In terzo luogo, le molteplici crisi da cui è investita l’Unione europea – dalla crisi economica e finanziaria, all’emergenza dei migranti, al terrorismo, all’uscita della Gran Bretagna dall’Unione – sembrano testimoniare dell’incapacità di rispondere alle sfide che si trova a dover fronteggiare e di rispondere ai nemici che l’assediano, i quali ritengono che il trasferimento di competenze al livello europeo sia la causa di tutti i mali e che la soluzione vada individuata nella riappropriazione da parte degli Stati della loro piena sovranità.

È per questo che oggi solidarietà e nuove forme di cooperazione sono più mai necessarie se si vuole che l’Unione europea, colpita da una perdita di credibilità delle istituzioni che affonda le sue radici in sistemi sociali sempre più disuguali e asimmetrici, riconverta il progetto elitario che ha presieduto alla sua costruzione in una modalità politica più prossima ai cittadini. In gioco non vi è soltanto una questione di solidarietà intergovernativa tra gli Stati membri, ma anche di solidarietà transnazionale tra i cittadini dell’Unione. Tra poco, alle elezioni europee voteranno per la prima volta i giovani che non conoscono un’Unione europea diversa da quella che garantisce la libertà di movimento da uno Stato all’altro e che si serve dell’euro quale moneta comune. Sono esperienze come queste, viaggiare in Europa senza doversi preoccupare dei controlli frontalieri o dei tassi di cambio e usufruire della possibilità di studiare e lavorare in un altro paese, a rappresentare un concreto presupposto della solidarietà transnazionale.

La solidarietà non è solo un meccanismo redistributivo circoscritto al perimetro dello Stato nazionale. È anche un concetto sociale, culturale e politico. È una visione fondata su cooperazione, contribuzione sociale, generatività, che si realizza attraverso percorsi partecipativi che restituiscono senso e appartenenza all’azione comune. Dipende da aspetti culturali perché, accanto al denaro e al potere amministrativo, è una delle fonti che assicurano la capacità socio-integrativa delle società contemporanee. Ma presenta anche diretti risvolti politici, perché richiamarsi alle fonti della solidarietà significa mettere in discussione le relazioni di potere e interrogarsi sulle forme con cui è possibile tutelare la vulnerabile integrità dei soggetti minacciati. La politica democratica non può sottrarsi alla solidarietà come “sentiment républicain”, il solo che può dare all’Europa radici profonde e contrastare efficacemente i processi di desolidarizzazione che ne stanno minando le fondamenta. Ma come?

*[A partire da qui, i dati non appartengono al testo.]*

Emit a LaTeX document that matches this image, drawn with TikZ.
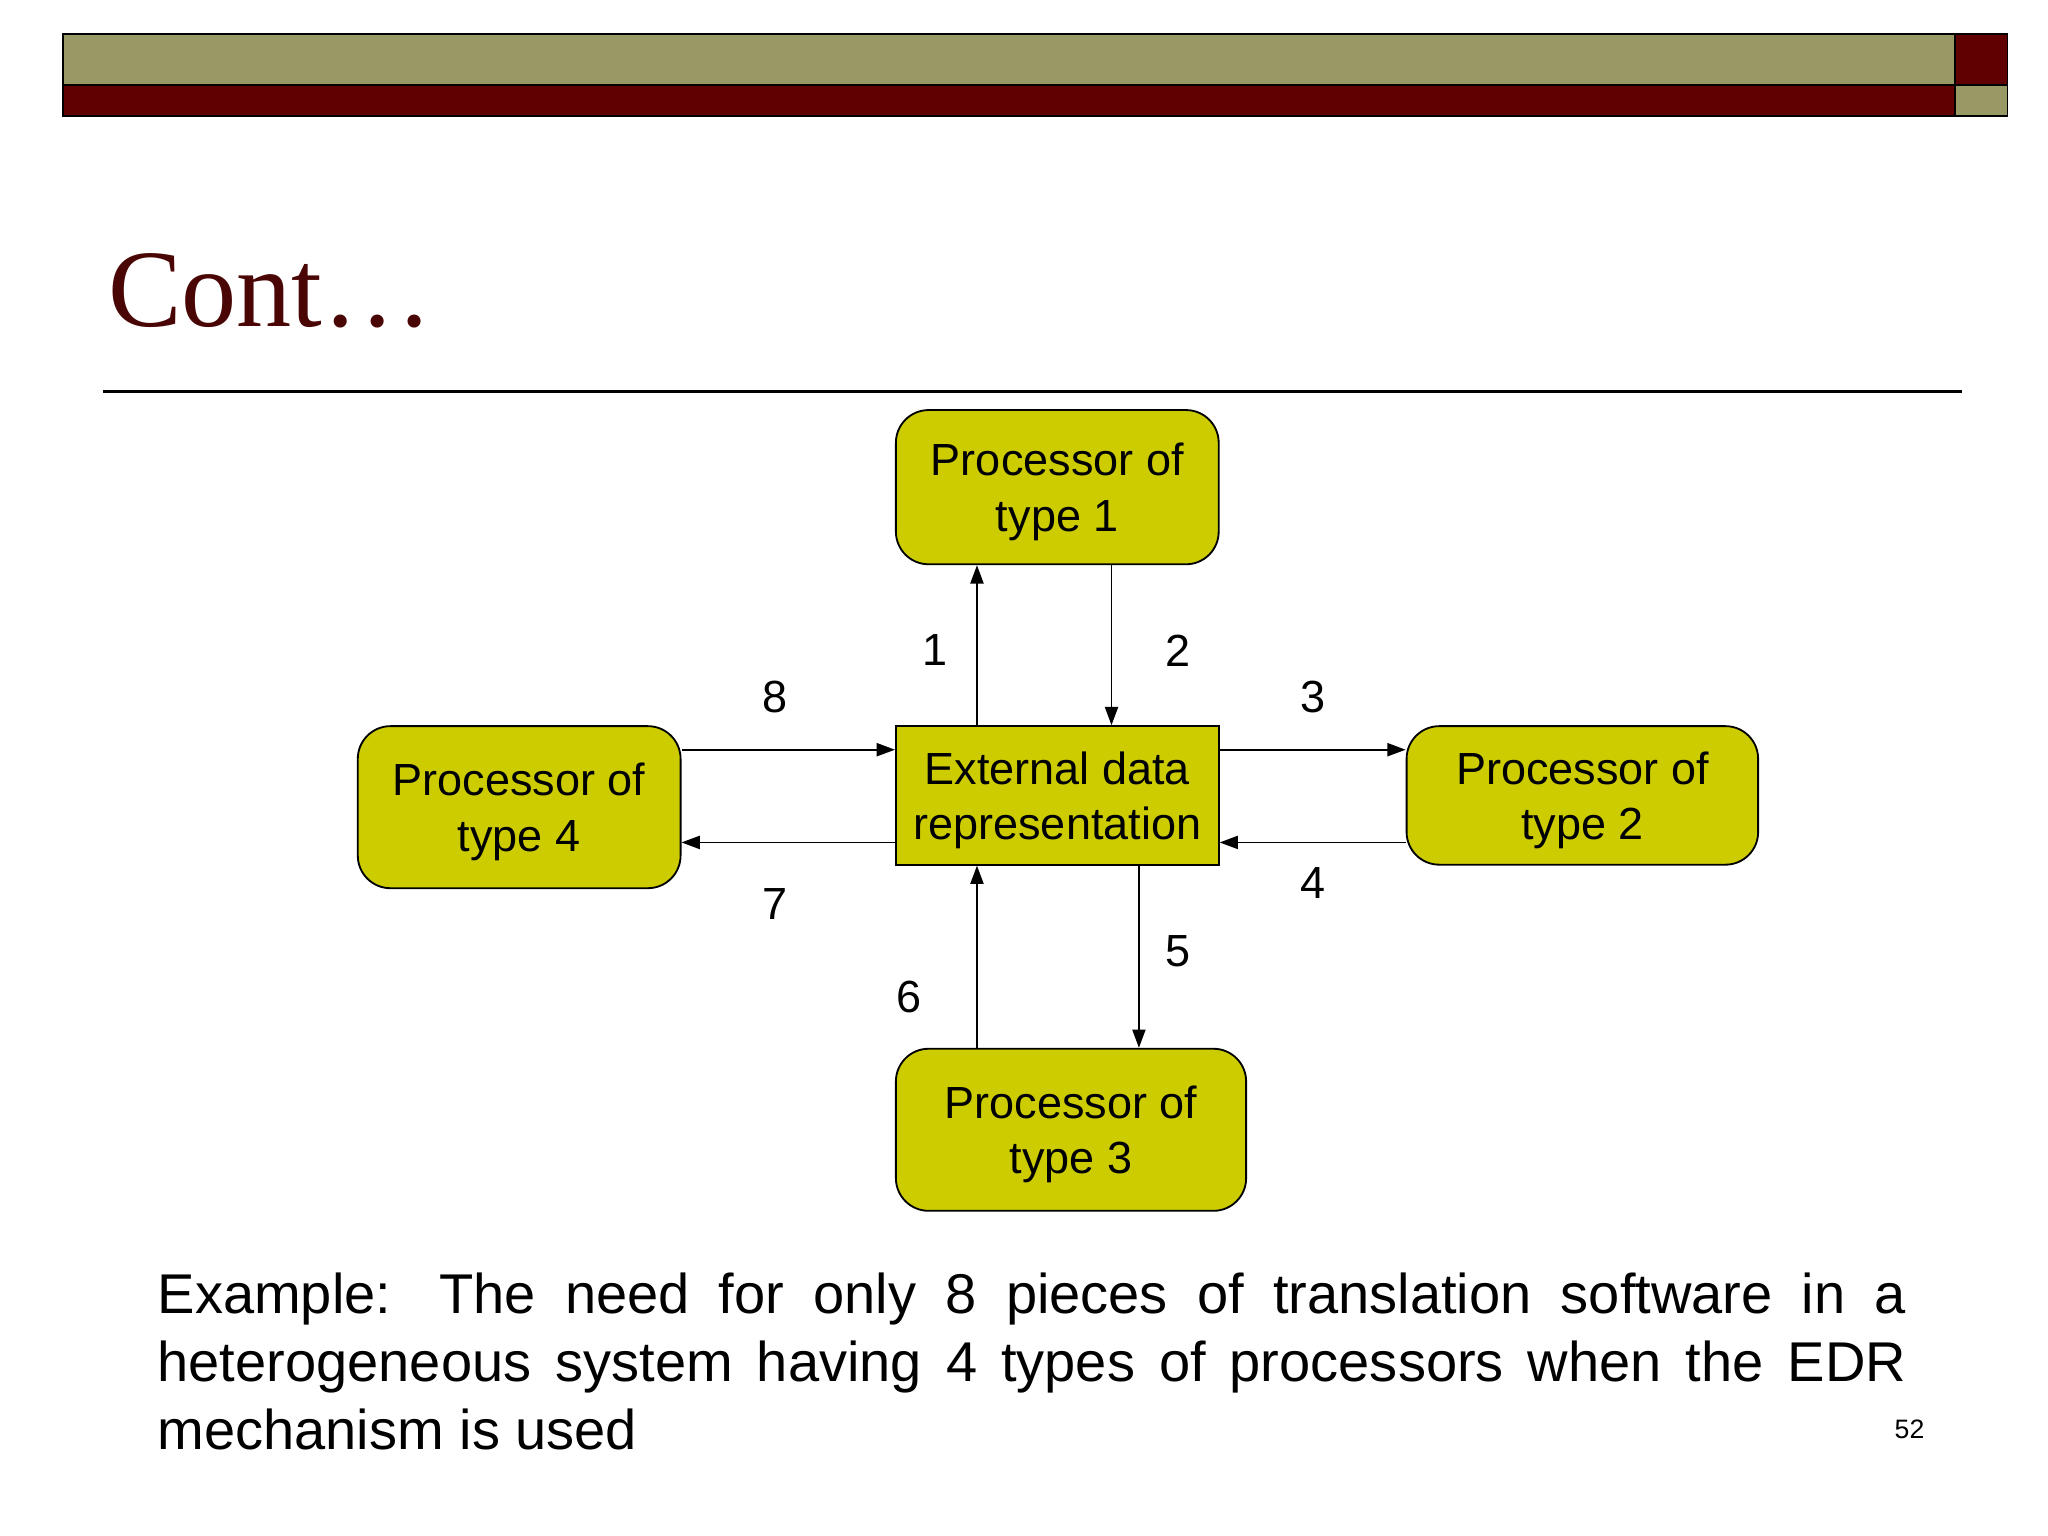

Per esempio, implementando le politiche redistributive a livello europeo attraverso finanziamenti erogati dalle istituzioni politiche europee. Non è possibile anche solo correggere le diseguaglianze crescenti se non attraverso una politica di completamento dell’Unione nel senso di una democrazia sovranazionale, la sola in grado di definire la piattaforma istituzionale capace di modificare e sostituire la giustizia di mercato con la giustizia sociale. Un sistema europeo di assicurazione contro la disoccupazione potrebbe essere un meccanismo in grado di redistribuire le risorse e di incidere positivamente sulle condizioni di esistenza dei cittadini europei. L’Unione europea potrà stabilizzarsi a lungo termine soltanto dando corpo a una solidarietà sovra- o postnazionale quale antidoto alla frammentazione sociale. Non certo nella forma del “conservatorismo compassionevole”, della carità o della beneficenza, prospettive estranee al linguaggio della dignità e dei diritti, ma nell’orizzonte del riconoscimento istituzionale della solidarietà quale principio e riferimento necessario dell’agire pubblico e privato.